Но предстоящий праздник несколько рассеял мрачное настроение, воцарившееся в доме. Все несколько приободрились. А когда, за два дня до праздника, Сергею пришла мысль отметить его по-новому, все с радостью согласились.
– Я давно обещала отвести вас туда, – сказала Ольга Пинегину. А Татьяна объявила:
– Мы с Ильей тоже поедем. Я много лет там не бывала.
Так все сошлись на том, что, торжественно отпраздновав Иванов день, вечером отправятся к старинным святым источникам.

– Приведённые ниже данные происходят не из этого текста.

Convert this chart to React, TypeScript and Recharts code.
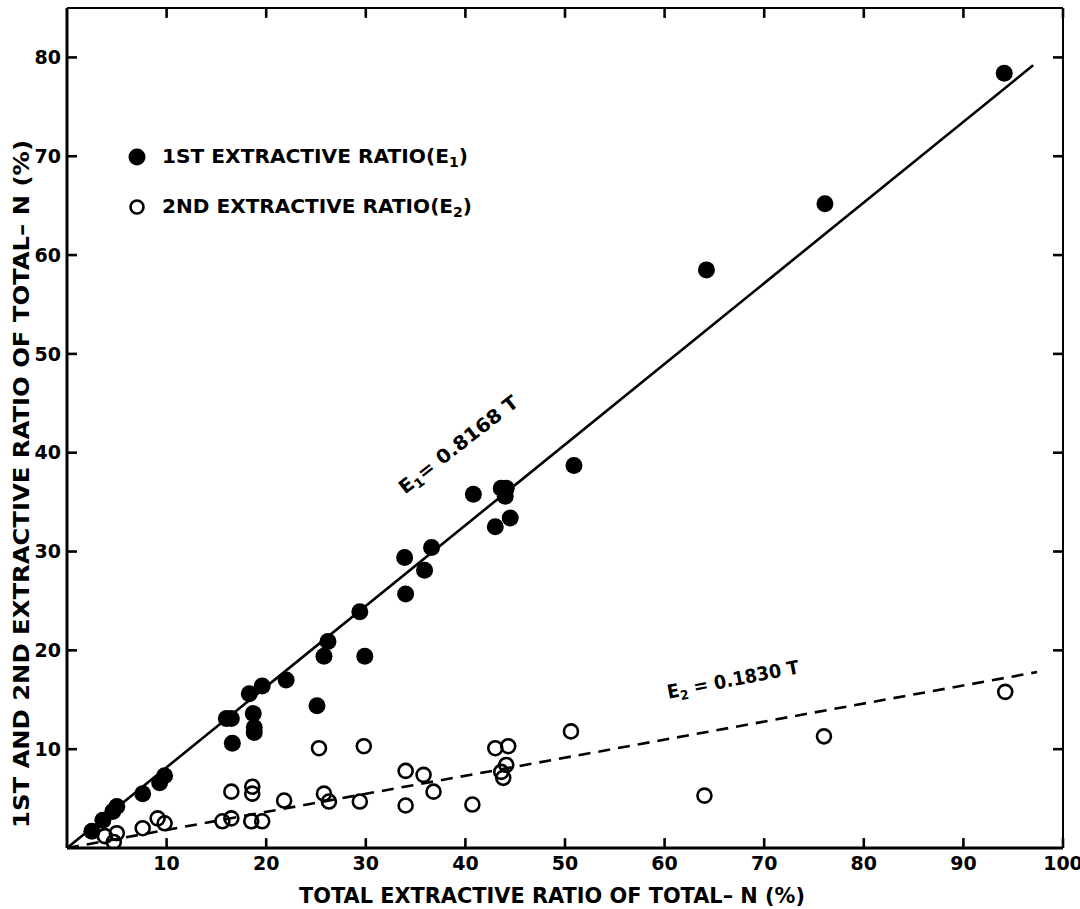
import React from 'react';
import { ScatterChart, Scatter, XAxis, YAxis, ReferenceLine, ReferenceDot, Customized, Label } from 'recharts';

// 1st extractive ratio (E1) — filled circles
const e1X = [2.5, 3.6, 4.6, 5.0, 7.6, 9.3, 9.8, 16.0, 16.5, 16.6, 18.3, 18.7, 18.8, 18.8, 19.6, 22.0, 25.1, 25.8, 26.2, 29.4, 29.9, 33.9, 34.0, 35.9, 36.6, 40.8, 43.0, 43.6, 44.0, 44.1, 44.5, 50.9, 64.2, 76.1, 94.1];
const e1Y = [1.7, 2.8, 3.7, 4.2, 5.5, 6.6, 7.3, 13.1, 13.1, 10.6, 15.6, 13.6, 12.2, 11.7, 16.4, 17.0, 14.4, 19.4, 20.9, 23.9, 19.4, 29.4, 25.7, 28.1, 30.4, 35.8, 32.5, 36.4, 35.6, 36.4, 33.4, 38.7, 58.5, 65.2, 78.4];

// 2nd extractive ratio (E2) — open circles
const e2X = [3.8, 4.7, 5.0, 7.6, 9.1, 9.8, 15.6, 16.5, 16.5, 18.5, 18.6, 18.6, 19.6, 21.8, 25.3, 25.8, 26.3, 29.4, 29.8, 34.0, 34.0, 35.8, 36.8, 40.7, 43.0, 43.6, 43.8, 44.1, 44.3, 50.6, 64.0, 76.0, 94.2];
const e2Y = [1.2, 0.6, 1.5, 2.0, 3.0, 2.5, 2.7, 3.0, 5.7, 2.7, 6.2, 5.5, 2.7, 4.8, 10.1, 5.5, 4.7, 4.7, 10.3, 7.8, 4.3, 7.4, 5.7, 4.4, 10.1, 7.7, 7.1, 8.4, 10.3, 11.8, 5.3, 11.3, 15.8];

// fitted lines E1 = 0.8168 T, E2 = 0.1830 T (end points)
const fitE1X = [0, 97.0];
const fitE1Y = [0, 79.2];
const fitE2X = [0, 97.4];
const fitE2Y = [0, 17.8];

const xTicks = [10, 20, 30, 40, 50, 60, 70, 80, 90, 100];
const yTicks = [10, 20, 30, 40, 50, 60, 70, 80];
const xDomain = [0, 100];
const yDomain = [0, 85];
// inward tick-mark length, in axis units (~10 px)
const xTickLen = 1.0;
const yTickLen = 1.0;

const e1Data = e1X.map((x, i) => ({ x, y: e1Y[i] }));
const e2Data = e2X.map((x, i) => ({ x, y: e2Y[i] }));

const FONT = 'DejaVu Sans';
const tickStyle = { fontSize: 19, fontWeight: 'bold', fontFamily: FONT, fill: '#000' };

const FilledDot = (p: any) => <circle cx={p.cx} cy={p.cy} r={8.5} fill="#000" />;
const OpenDot = (p: any) => <circle cx={p.cx} cy={p.cy} r={7} fill="none" stroke="#000" strokeWidth={2.6} />;
const NoDot = () => <g />;

const LegendBox = () => (
  <g fontFamily={FONT} fontWeight="bold" fill="#000">
    <circle cx={137} cy={157} r={8.5} fill="#000" />
    <text x={162} y={163} fontSize={20} textLength={306} lengthAdjust="spacingAndGlyphs">
      1ST EXTRACTIVE RATIO(E<tspan fontSize={14} dy={4}>1</tspan><tspan dy={-4}>)</tspan>
    </text>
    <circle cx={137} cy={207} r={6.5} fill="none" stroke="#000" strokeWidth={2.6} />
    <text x={162} y={213} fontSize={20} textLength={310} lengthAdjust="spacingAndGlyphs">
      2ND EXTRACTIVE RATIO(E<tspan fontSize={14} dy={4}>2</tspan><tspan dy={-4}>)</tspan>
    </text>
  </g>
);

const annot = (label: React.ReactNode, sub: string, rest: string, angle: number, len: number) => (p: any) => (
  <text
    x={p.cx}
    y={p.cy}
    textAnchor="middle"
    fontFamily={FONT}
    fontWeight="bold"
    fontSize={19}
    fill="#000"
    textLength={len}
    lengthAdjust="spacingAndGlyphs"
    transform={`rotate(${angle} ${p.cx} ${p.cy})`}
  >
    {label}<tspan fontSize={13} dy={4}>{sub}</tspan><tspan dy={-4}>{rest}</tspan>
  </text>
);

const tickLineProps = { xAxisId: 'b', yAxisId: 'l', stroke: '#000', strokeWidth: 2.6, ifOverflow: 'visible' as const };

export default function App() {
  return (
    <div style={{ position: 'absolute', left: 0, top: 0, width: 1080, height: 909, background: '#fff' }}>
      <ScatterChart width={1080} height={909} margin={{ top: 7, right: 16, bottom: 11, left: 10 }}>
        <XAxis
          xAxisId="b"
          type="number"
          dataKey="x"
          domain={xDomain}
          ticks={xTicks}
          height={50}
          tickSize={0}
          tickMargin={9}
          tick={tickStyle}
          tickLine={false}
          axisLine={{ stroke: '#000', strokeWidth: 3 }}
          allowDataOverflow
        >
          <Label
            content={(props: any) => {
              const vb = props.viewBox;
              return (
                <text
                  x={vb.x + vb.width / 2 - 13}
                  y={903}
                  textAnchor="middle"
                  fontFamily={FONT}
                  fontWeight="bold"
                  fontSize={21}
                  fill="#000"
                  textLength={506}
                  lengthAdjust="spacingAndGlyphs"
                >
                  TOTAL EXTRACTIVE RATIO OF TOTAL– N (%)
                </text>
              );
            }}
          />
        </XAxis>
        <XAxis
          xAxisId="t"
          orientation="top"
          type="number"
          dataKey="x"
          domain={xDomain}
          ticks={xTicks}
          height={1}
          tick={false}
          tickLine={false}
          axisLine={{ stroke: '#000', strokeWidth: 2 }}
          allowDataOverflow
        />
        <YAxis
          yAxisId="l"
          type="number"
          dataKey="y"
          domain={yDomain}
          ticks={yTicks}
          width={57}
          tickSize={0}
          tickMargin={6}
          tick={tickStyle}
          tickLine={false}
          axisLine={{ stroke: '#000', strokeWidth: 3 }}
          allowDataOverflow
        >
          <Label
            content={() => (
              <text
                x={22}
                y={484}
                textAnchor="middle"
                dominantBaseline="central"
                fontFamily={FONT}
                fontWeight="bold"
                fontSize={21}
                fill="#000"
                textLength={688}
                lengthAdjust="spacingAndGlyphs"
                transform="rotate(-90 22 484)"
              >
                1ST AND 2ND EXTRACTIVE RATIO OF TOTAL– N (%)
              </text>
            )}
          />
        </YAxis>
        <YAxis
          yAxisId="r"
          orientation="right"
          type="number"
          dataKey="y"
          domain={yDomain}
          ticks={yTicks}
          width={1}
          tick={false}
          tickLine={false}
          axisLine={{ stroke: '#000', strokeWidth: 2 }}
          allowDataOverflow
        />
        {/* inward tick marks on all four sides */}
        {xTicks.map((t) => (
          <ReferenceLine key={`bt${t}`} {...tickLineProps} segment={[{ x: t, y: yDomain[0] }, { x: t, y: yDomain[0] + yTickLen }]} />
        ))}
        {xTicks.map((t) => (
          <ReferenceLine key={`tt${t}`} {...tickLineProps} segment={[{ x: t, y: yDomain[1] }, { x: t, y: yDomain[1] - yTickLen }]} />
        ))}
        {yTicks.map((t) => (
          <ReferenceLine key={`lt${t}`} {...tickLineProps} segment={[{ x: xDomain[0], y: t }, { x: xDomain[0] + xTickLen, y: t }]} />
        ))}
        {yTicks.map((t) => (
          <ReferenceLine key={`rt${t}`} {...tickLineProps} segment={[{ x: xDomain[1], y: t }, { x: xDomain[1] - xTickLen, y: t }]} />
        ))}
        <ReferenceLine
          xAxisId="b"
          yAxisId="l"
          segment={[{ x: fitE1X[0], y: fitE1Y[0] }, { x: fitE1X[1], y: fitE1Y[1] }]}
          stroke="#000"
          strokeWidth={2.6}
          ifOverflow="visible"
        />
        <ReferenceLine
          xAxisId="b"
          yAxisId="l"
          segment={[{ x: fitE2X[0], y: fitE2Y[0] }, { x: fitE2X[1], y: fitE2Y[1] }]}
          stroke="#000"
          strokeWidth={2.6}
          strokeDasharray="12 8"
          ifOverflow="visible"
        />
        <Scatter xAxisId="t" yAxisId="r" data={e1Data} shape={NoDot} isAnimationActive={false} legendType="none" />
        <Scatter xAxisId="b" yAxisId="l" data={e2Data} shape={OpenDot} isAnimationActive={false} />
        <Scatter xAxisId="b" yAxisId="l" data={e1Data} shape={FilledDot} isAnimationActive={false} />
        <ReferenceDot xAxisId="b" yAxisId="l" x={39.7} y={40.3} r={0} ifOverflow="visible" shape={annot('E', '1', '= 0.8168 T', -38, 146)} />
        <ReferenceDot xAxisId="b" yAxisId="l" x={67.0} y={16.4} r={0} ifOverflow="visible" shape={annot('E', '2', ' = 0.1830 T', -11, 134)} />
        <Customized component={LegendBox} />
      </ScatterChart>
    </div>
  );
}
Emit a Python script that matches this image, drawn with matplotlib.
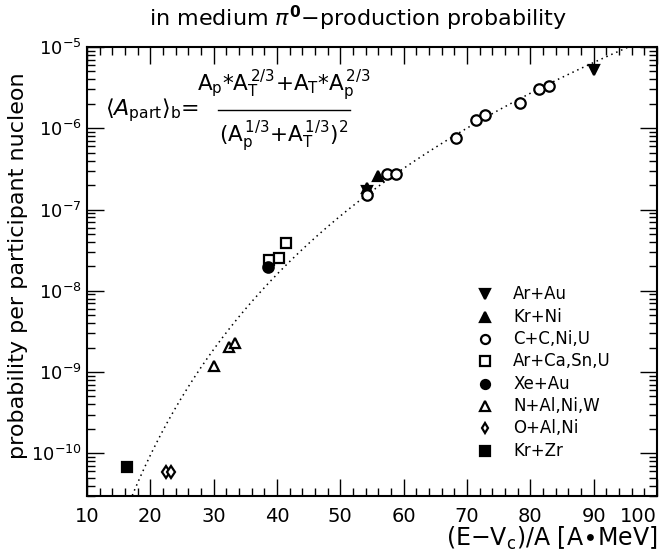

– Возьмем с собою и обеих Арин, – предложил Сергей. – Старая Арина будет рассказывать нам сказки.
Нельзя было придумать лучшего развлечения на лоне природы, более подходящего такому дню, ведь по обычаю в ночь на Ивана Купалу ходили в лес.
Этот день Ивана Купалы, как именовали русские день Иоанна Крестителя, отличала чудесная, волшебная атмосфера. Все в этот день облачались в свое лучшее платье, и ближе к полудню обе Арины предстали перед честной компанией в ярких, затейливых нарядах и украшениях. «Как же прекрасно, как торжественно старинное платье русской крестьянки!» – думал Сергей. Сегодня и старая нянюшка, и ее племянница вместо обычной, простой юбки и рубахи надели вышитые блузы с пышными широкими рукавами. Поверх этой блузы красовалось длинное, до пят, безрукавное платье – красный сарафан, расшитый по обычаю их деревни геометрическими узорами. Венчал же этот величественный ансамбль высокий головной убор – кокошник, расшитый золотыми и серебряными нитями и речным жемчугом. Единственное различие в их нарядах заключалось в том, что Ариша, будучи незамужней девицей, заплела волосы в одну длинную косу, подвязав ее лентами и перебросив на спину. В таком убранстве невозможно было двигаться иначе как торжественно и величаво. И выступать павой им как нельзя более пристало, ведь, как и любая русская крестьянка, они, пусть даже сами о том не догадываясь, облачились в наряд придворных дам великого Константинополя, каким он был тысячу лет тому назад, – в чем-то еще не утративший римских черт, а в чем-то уже следовавший восточным обычаям.